**** COLLECTED DATA ****
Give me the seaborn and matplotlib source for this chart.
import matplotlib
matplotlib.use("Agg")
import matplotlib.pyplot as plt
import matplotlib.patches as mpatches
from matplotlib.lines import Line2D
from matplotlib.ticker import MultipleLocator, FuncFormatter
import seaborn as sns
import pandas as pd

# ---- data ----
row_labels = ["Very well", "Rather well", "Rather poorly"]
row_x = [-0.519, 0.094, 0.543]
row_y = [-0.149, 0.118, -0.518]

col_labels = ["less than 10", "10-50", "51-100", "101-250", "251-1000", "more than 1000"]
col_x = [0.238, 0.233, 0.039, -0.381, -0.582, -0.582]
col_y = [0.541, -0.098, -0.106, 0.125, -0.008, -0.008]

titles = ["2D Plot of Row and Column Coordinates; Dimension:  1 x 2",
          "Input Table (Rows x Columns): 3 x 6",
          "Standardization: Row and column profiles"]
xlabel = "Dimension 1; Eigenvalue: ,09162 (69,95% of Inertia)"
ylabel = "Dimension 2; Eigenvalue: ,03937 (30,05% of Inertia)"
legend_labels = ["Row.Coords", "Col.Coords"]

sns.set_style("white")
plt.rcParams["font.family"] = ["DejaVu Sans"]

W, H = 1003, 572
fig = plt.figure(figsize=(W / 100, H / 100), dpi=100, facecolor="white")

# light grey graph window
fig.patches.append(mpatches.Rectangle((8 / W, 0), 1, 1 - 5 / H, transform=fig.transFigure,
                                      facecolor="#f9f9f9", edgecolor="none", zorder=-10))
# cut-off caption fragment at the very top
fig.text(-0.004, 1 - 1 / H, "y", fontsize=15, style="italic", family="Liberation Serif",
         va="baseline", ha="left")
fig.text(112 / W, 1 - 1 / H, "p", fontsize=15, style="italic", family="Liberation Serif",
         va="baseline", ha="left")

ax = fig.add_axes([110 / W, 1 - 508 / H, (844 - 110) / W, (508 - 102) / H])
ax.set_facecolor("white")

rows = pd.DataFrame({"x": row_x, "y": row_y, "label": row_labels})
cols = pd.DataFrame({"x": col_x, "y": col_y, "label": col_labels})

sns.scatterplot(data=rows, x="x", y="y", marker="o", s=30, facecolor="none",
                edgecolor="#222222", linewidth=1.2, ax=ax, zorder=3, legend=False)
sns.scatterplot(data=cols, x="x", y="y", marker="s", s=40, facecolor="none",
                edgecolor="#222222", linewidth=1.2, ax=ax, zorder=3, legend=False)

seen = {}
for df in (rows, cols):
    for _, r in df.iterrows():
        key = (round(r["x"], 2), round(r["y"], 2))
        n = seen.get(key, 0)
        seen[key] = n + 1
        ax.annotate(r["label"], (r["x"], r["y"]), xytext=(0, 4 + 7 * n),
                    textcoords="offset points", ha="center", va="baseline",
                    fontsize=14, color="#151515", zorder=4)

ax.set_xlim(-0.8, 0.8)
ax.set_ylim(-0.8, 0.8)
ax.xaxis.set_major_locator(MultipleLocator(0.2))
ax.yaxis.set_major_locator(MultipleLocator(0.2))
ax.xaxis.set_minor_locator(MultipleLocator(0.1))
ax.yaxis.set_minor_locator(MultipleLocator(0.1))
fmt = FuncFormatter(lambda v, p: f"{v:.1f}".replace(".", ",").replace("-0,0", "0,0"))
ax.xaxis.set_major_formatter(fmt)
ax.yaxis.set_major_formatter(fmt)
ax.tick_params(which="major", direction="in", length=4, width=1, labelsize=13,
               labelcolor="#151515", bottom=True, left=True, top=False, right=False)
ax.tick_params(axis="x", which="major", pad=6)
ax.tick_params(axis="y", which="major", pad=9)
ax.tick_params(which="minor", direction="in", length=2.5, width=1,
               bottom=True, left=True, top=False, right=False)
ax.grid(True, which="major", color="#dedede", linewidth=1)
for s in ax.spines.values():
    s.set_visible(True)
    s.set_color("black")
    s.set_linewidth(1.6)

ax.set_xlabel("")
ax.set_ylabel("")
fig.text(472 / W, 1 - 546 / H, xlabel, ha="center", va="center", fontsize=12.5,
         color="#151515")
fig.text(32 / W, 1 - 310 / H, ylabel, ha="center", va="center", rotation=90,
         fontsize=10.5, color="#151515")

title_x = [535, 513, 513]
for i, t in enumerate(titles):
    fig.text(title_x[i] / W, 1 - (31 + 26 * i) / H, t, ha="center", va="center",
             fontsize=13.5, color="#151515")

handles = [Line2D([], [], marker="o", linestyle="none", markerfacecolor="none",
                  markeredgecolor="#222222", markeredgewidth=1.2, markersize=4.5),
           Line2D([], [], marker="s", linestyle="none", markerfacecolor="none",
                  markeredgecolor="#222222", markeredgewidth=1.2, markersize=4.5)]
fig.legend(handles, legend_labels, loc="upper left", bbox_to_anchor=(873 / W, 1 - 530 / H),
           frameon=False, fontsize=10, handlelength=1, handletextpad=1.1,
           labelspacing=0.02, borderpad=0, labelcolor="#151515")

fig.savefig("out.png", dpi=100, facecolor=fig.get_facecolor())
****
Give back the whole listing, word for word.

Give me the seaborn and matplotlib source for this chart.
import matplotlib
matplotlib.use("Agg")
import matplotlib.pyplot as plt
import matplotlib.patches as mpatches
from matplotlib.lines import Line2D
from matplotlib.ticker import MultipleLocator, FuncFormatter
import seaborn as sns
import pandas as pd

# ---- data ----
row_labels = ["Very well", "Rather well", "Rather poorly"]
row_x = [-0.519, 0.094, 0.543]
row_y = [-0.149, 0.118, -0.518]

col_labels = ["less than 10", "10-50", "51-100", "101-250", "251-1000", "more than 1000"]
col_x = [0.238, 0.233, 0.039, -0.381, -0.582, -0.582]
col_y = [0.541, -0.098, -0.106, 0.125, -0.008, -0.008]

titles = ["2D Plot of Row and Column Coordinates; Dimension:  1 x 2",
          "Input Table (Rows x Columns): 3 x 6",
          "Standardization: Row and column profiles"]
xlabel = "Dimension 1; Eigenvalue: ,09162 (69,95% of Inertia)"
ylabel = "Dimension 2; Eigenvalue: ,03937 (30,05% of Inertia)"
legend_labels = ["Row.Coords", "Col.Coords"]

sns.set_style("white")
plt.rcParams["font.family"] = ["DejaVu Sans"]

W, H = 1003, 572
fig = plt.figure(figsize=(W / 100, H / 100), dpi=100, facecolor="white")

# light grey graph window
fig.patches.append(mpatches.Rectangle((8 / W, 0), 1, 1 - 5 / H, transform=fig.transFigure,
                                      facecolor="#f9f9f9", edgecolor="none", zorder=-10))
# cut-off caption fragment at the very top
fig.text(-0.004, 1 - 1 / H, "y", fontsize=15, style="italic", family="Liberation Serif",
         va="baseline", ha="left")
fig.text(112 / W, 1 - 1 / H, "p", fontsize=15, style="italic", family="Liberation Serif",
         va="baseline", ha="left")

ax = fig.add_axes([110 / W, 1 - 508 / H, (844 - 110) / W, (508 - 102) / H])
ax.set_facecolor("white")

rows = pd.DataFrame({"x": row_x, "y": row_y, "label": row_labels})
cols = pd.DataFrame({"x": col_x, "y": col_y, "label": col_labels})

sns.scatterplot(data=rows, x="x", y="y", marker="o", s=30, facecolor="none",
                edgecolor="#222222", linewidth=1.2, ax=ax, zorder=3, legend=False)
sns.scatterplot(data=cols, x="x", y="y", marker="s", s=40, facecolor="none",
                edgecolor="#222222", linewidth=1.2, ax=ax, zorder=3, legend=False)

seen = {}
for df in (rows, cols):
    for _, r in df.iterrows():
        key = (round(r["x"], 2), round(r["y"], 2))
        n = seen.get(key, 0)
        seen[key] = n + 1
        ax.annotate(r["label"], (r["x"], r["y"]), xytext=(0, 4 + 7 * n),
                    textcoords="offset points", ha="center", va="baseline",
                    fontsize=14, color="#151515", zorder=4)

ax.set_xlim(-0.8, 0.8)
ax.set_ylim(-0.8, 0.8)
ax.xaxis.set_major_locator(MultipleLocator(0.2))
ax.yaxis.set_major_locator(MultipleLocator(0.2))
ax.xaxis.set_minor_locator(MultipleLocator(0.1))
ax.yaxis.set_minor_locator(MultipleLocator(0.1))
fmt = FuncFormatter(lambda v, p: f"{v:.1f}".replace(".", ",").replace("-0,0", "0,0"))
ax.xaxis.set_major_formatter(fmt)
ax.yaxis.set_major_formatter(fmt)
ax.tick_params(which="major", direction="in", length=4, width=1, labelsize=13,
               labelcolor="#151515", bottom=True, left=True, top=False, right=False)
ax.tick_params(axis="x", which="major", pad=6)
ax.tick_params(axis="y", which="major", pad=9)
ax.tick_params(which="minor", direction="in", length=2.5, width=1,
               bottom=True, left=True, top=False, right=False)
ax.grid(True, which="major", color="#dedede", linewidth=1)
for s in ax.spines.values():
    s.set_visible(True)
    s.set_color("black")
    s.set_linewidth(1.6)

ax.set_xlabel("")
ax.set_ylabel("")
fig.text(472 / W, 1 - 546 / H, xlabel, ha="center", va="center", fontsize=12.5,
         color="#151515")
fig.text(32 / W, 1 - 310 / H, ylabel, ha="center", va="center", rotation=90,
         fontsize=10.5, color="#151515")

title_x = [535, 513, 513]
for i, t in enumerate(titles):
    fig.text(title_x[i] / W, 1 - (31 + 26 * i) / H, t, ha="center", va="center",
             fontsize=13.5, color="#151515")

handles = [Line2D([], [], marker="o", linestyle="none", markerfacecolor="none",
                  markeredgecolor="#222222", markeredgewidth=1.2, markersize=4.5),
           Line2D([], [], marker="s", linestyle="none", markerfacecolor="none",
                  markeredgecolor="#222222", markeredgewidth=1.2, markersize=4.5)]
fig.legend(handles, legend_labels, loc="upper left", bbox_to_anchor=(873 / W, 1 - 530 / H),
           frameon=False, fontsize=10, handlelength=1, handletextpad=1.1,
           labelspacing=0.02, borderpad=0, labelcolor="#151515")

fig.savefig("out.png", dpi=100, facecolor=fig.get_facecolor())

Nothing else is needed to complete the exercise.